◆ **PROBLEM DESCRIPTION**
Repeat, exactly and in full, the lines of the listing below, but without any pictures.

◆ **INFORMATION PROVIDED**
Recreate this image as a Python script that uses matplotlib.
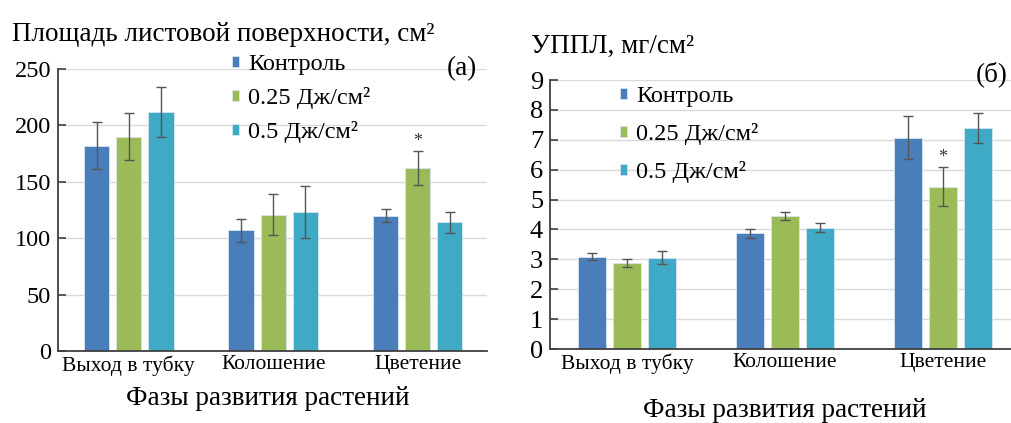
"""
Leaf area and specific leaf weight by development phase (two panels)
"""

import numpy as np
import matplotlib.pyplot as plt

plt.rcParams['font.family'] = 'serif'
plt.rcParams['font.serif'] = ['Liberation Serif', 'DejaVu Serif']

phases = ['Выход в тубку', 'Колошение', 'Цветение']
series = ['Контроль', '0.25 Дж/см²', '0.5 Дж/см²']

# (а) leaf area, cm2
areaControl = [182, 107, 120]
area025 = [190, 121, 162]
area05 = [212, 123, 114]
areaErrControl = [21, 10, 6]
area025Err = [21, 18, 15]
area05Err = [22, 23, 9.5]
areaStars = [(1, 2)]  # (series index, phase index)

# (б) specific leaf weight, mg/cm2
upplControl = [3.09, 3.87, 7.07]
uppl025 = [2.87, 4.45, 5.43]
uppl05 = [3.05, 4.06, 7.39]
upplErrControl = [0.12, 0.16, 0.72]
uppl025Err = [0.13, 0.15, 0.65]
uppl05Err = [0.22, 0.16, 0.50]
upplStars = [(1, 2)]

COLORS = ['#4a7ebb', '#9bbb59', '#3eaac6']
W, H = 1012, 423


def drawPanel(ax, values, errors, stars, ylim, yticks, tickSize, catSize):
    x = np.arange(len(phases))
    offsets = [-0.222, 0, 0.222]
    for i, (vals, errs) in enumerate(zip(values, errors)):
        ax.bar(x + offsets[i], vals, width=0.176, color=COLORS[i], label=series[i],
               edgecolor='#d8e4f0', linewidth=0.6, zorder=2)
        ax.errorbar(x + offsets[i], vals, yerr=errs, fmt='none', ecolor='#555555',
                    elinewidth=1.0, capsize=3.6, capthick=1.0, zorder=3)
    for si, pi in stars:
        top = values[si][pi] + errors[si][pi]
        ax.annotate('*', (x[pi] + offsets[si], top), xytext=(0, 1), textcoords='offset points',
                    ha='center', va='bottom', fontsize=13, color='#333333')

    ax.set_ylim(ylim)
    ax.set_yticks(yticks)
    ax.set_xticks(x)
    ax.set_xticklabels(phases, fontsize=catSize)
    ax.tick_params(axis='x', length=0, pad=3)
    ax.tick_params(axis='y', direction='in', length=6, width=1.2, color='#404040',
                   labelsize=tickSize, pad=5)
    ax.grid(axis='y', color='#d9d9d9', linewidth=1.0, zorder=0)
    ax.set_axisbelow(True)
    for s in ['top', 'right']:
        ax.spines[s].set_visible(False)
    for s in ['left', 'bottom']:
        ax.spines[s].set_color('#404040')
        ax.spines[s].set_linewidth(1.3)


fig = plt.figure(figsize=(W / 100, H / 100), dpi=100)

# left panel
axA = fig.add_axes([58 / W, 1 - 351 / H, (487 - 58) / W, (351 - 69) / H])
drawPanel(axA, [areaControl, area025, area05], [areaErrControl, area025Err, area05Err],
          areaStars, (0, 250), range(0, 251, 50), 17.5, 15.5)
axA.set_xlim(-0.49, 2.48)
axA.legend(loc='upper left', bbox_to_anchor=(232 / W, 1 - 54 / H), bbox_transform=fig.transFigure,
           frameon=False, fontsize=17.5, handlelength=0.29, handleheight=0.29, handletextpad=0.37,
           labelspacing=0.5, borderpad=0, borderaxespad=0)

fig.text(12 / W, 1 - 41 / H, 'Площадь листовой поверхности, см²', fontsize=19.5, va='baseline')
fig.text(477 / W, 1 - 75 / H, '(а)', fontsize=19.5, ha='right', va='baseline')
fig.text(268 / W, 1 - 405 / H, 'Фазы развития растений', fontsize=19.5, ha='center', va='baseline')

# right panel
axB = fig.add_axes([550 / W, 1 - 349 / H, (1012 - 550) / W, (349 - 80) / H])
drawPanel(axB, [upplControl, uppl025, uppl05], [upplErrControl, uppl025Err, uppl05Err],
          upplStars, (0, 9), range(0, 10), 19, 15.5)
axB.set_xlim(-0.487, 2.437)
axB.legend(loc='upper left', bbox_to_anchor=(620 / W, 1 - 86 / H), bbox_transform=fig.transFigure,
           frameon=False, fontsize=17.5, handlelength=0.29, handleheight=0.29, handletextpad=0.37,
           labelspacing=0.66, borderpad=0, borderaxespad=0)

fig.text(531 / W, 1 - 53 / H, 'УППЛ, мг/см²', fontsize=19.5, va='baseline')
fig.text(1008 / W, 1 - 81 / H, '(б)', fontsize=19.5, ha='right', va='baseline')
fig.text(785 / W, 1 - 417 / H, 'Фазы развития растений', fontsize=19.5, ha='center', va='baseline')

plt.savefig('out.png', dpi=100)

◆ **SOLUTION TO THIS TASK**
Recreate this image as a Python script that uses matplotlib.
"""
Leaf area and specific leaf weight by development phase (two panels)
"""

import numpy as np
import matplotlib.pyplot as plt

plt.rcParams['font.family'] = 'serif'
plt.rcParams['font.serif'] = ['Liberation Serif', 'DejaVu Serif']

phases = ['Выход в тубку', 'Колошение', 'Цветение']
series = ['Контроль', '0.25 Дж/см²', '0.5 Дж/см²']

# (а) leaf area, cm2
areaControl = [182, 107, 120]
area025 = [190, 121, 162]
area05 = [212, 123, 114]
areaErrControl = [21, 10, 6]
area025Err = [21, 18, 15]
area05Err = [22, 23, 9.5]
areaStars = [(1, 2)]  # (series index, phase index)

# (б) specific leaf weight, mg/cm2
upplControl = [3.09, 3.87, 7.07]
uppl025 = [2.87, 4.45, 5.43]
uppl05 = [3.05, 4.06, 7.39]
upplErrControl = [0.12, 0.16, 0.72]
uppl025Err = [0.13, 0.15, 0.65]
uppl05Err = [0.22, 0.16, 0.50]
upplStars = [(1, 2)]

COLORS = ['#4a7ebb', '#9bbb59', '#3eaac6']
W, H = 1012, 423


def drawPanel(ax, values, errors, stars, ylim, yticks, tickSize, catSize):
    x = np.arange(len(phases))
    offsets = [-0.222, 0, 0.222]
    for i, (vals, errs) in enumerate(zip(values, errors)):
        ax.bar(x + offsets[i], vals, width=0.176, color=COLORS[i], label=series[i],
               edgecolor='#d8e4f0', linewidth=0.6, zorder=2)
        ax.errorbar(x + offsets[i], vals, yerr=errs, fmt='none', ecolor='#555555',
                    elinewidth=1.0, capsize=3.6, capthick=1.0, zorder=3)
    for si, pi in stars:
        top = values[si][pi] + errors[si][pi]
        ax.annotate('*', (x[pi] + offsets[si], top), xytext=(0, 1), textcoords='offset points',
                    ha='center', va='bottom', fontsize=13, color='#333333')

    ax.set_ylim(ylim)
    ax.set_yticks(yticks)
    ax.set_xticks(x)
    ax.set_xticklabels(phases, fontsize=catSize)
    ax.tick_params(axis='x', length=0, pad=3)
    ax.tick_params(axis='y', direction='in', length=6, width=1.2, color='#404040',
                   labelsize=tickSize, pad=5)
    ax.grid(axis='y', color='#d9d9d9', linewidth=1.0, zorder=0)
    ax.set_axisbelow(True)
    for s in ['top', 'right']:
        ax.spines[s].set_visible(False)
    for s in ['left', 'bottom']:
        ax.spines[s].set_color('#404040')
        ax.spines[s].set_linewidth(1.3)


fig = plt.figure(figsize=(W / 100, H / 100), dpi=100)

# left panel
axA = fig.add_axes([58 / W, 1 - 351 / H, (487 - 58) / W, (351 - 69) / H])
drawPanel(axA, [areaControl, area025, area05], [areaErrControl, area025Err, area05Err],
          areaStars, (0, 250), range(0, 251, 50), 17.5, 15.5)
axA.set_xlim(-0.49, 2.48)
axA.legend(loc='upper left', bbox_to_anchor=(232 / W, 1 - 54 / H), bbox_transform=fig.transFigure,
           frameon=False, fontsize=17.5, handlelength=0.29, handleheight=0.29, handletextpad=0.37,
           labelspacing=0.5, borderpad=0, borderaxespad=0)

fig.text(12 / W, 1 - 41 / H, 'Площадь листовой поверхности, см²', fontsize=19.5, va='baseline')
fig.text(477 / W, 1 - 75 / H, '(а)', fontsize=19.5, ha='right', va='baseline')
fig.text(268 / W, 1 - 405 / H, 'Фазы развития растений', fontsize=19.5, ha='center', va='baseline')

# right panel
axB = fig.add_axes([550 / W, 1 - 349 / H, (1012 - 550) / W, (349 - 80) / H])
drawPanel(axB, [upplControl, uppl025, uppl05], [upplErrControl, uppl025Err, uppl05Err],
          upplStars, (0, 9), range(0, 10), 19, 15.5)
axB.set_xlim(-0.487, 2.437)
axB.legend(loc='upper left', bbox_to_anchor=(620 / W, 1 - 86 / H), bbox_transform=fig.transFigure,
           frameon=False, fontsize=17.5, handlelength=0.29, handleheight=0.29, handletextpad=0.37,
           labelspacing=0.66, borderpad=0, borderaxespad=0)

fig.text(531 / W, 1 - 53 / H, 'УППЛ, мг/см²', fontsize=19.5, va='baseline')
fig.text(1008 / W, 1 - 81 / H, '(б)', fontsize=19.5, ha='right', va='baseline')
fig.text(785 / W, 1 - 417 / H, 'Фазы развития растений', fontsize=19.5, ha='center', va='baseline')

plt.savefig('out.png', dpi=100)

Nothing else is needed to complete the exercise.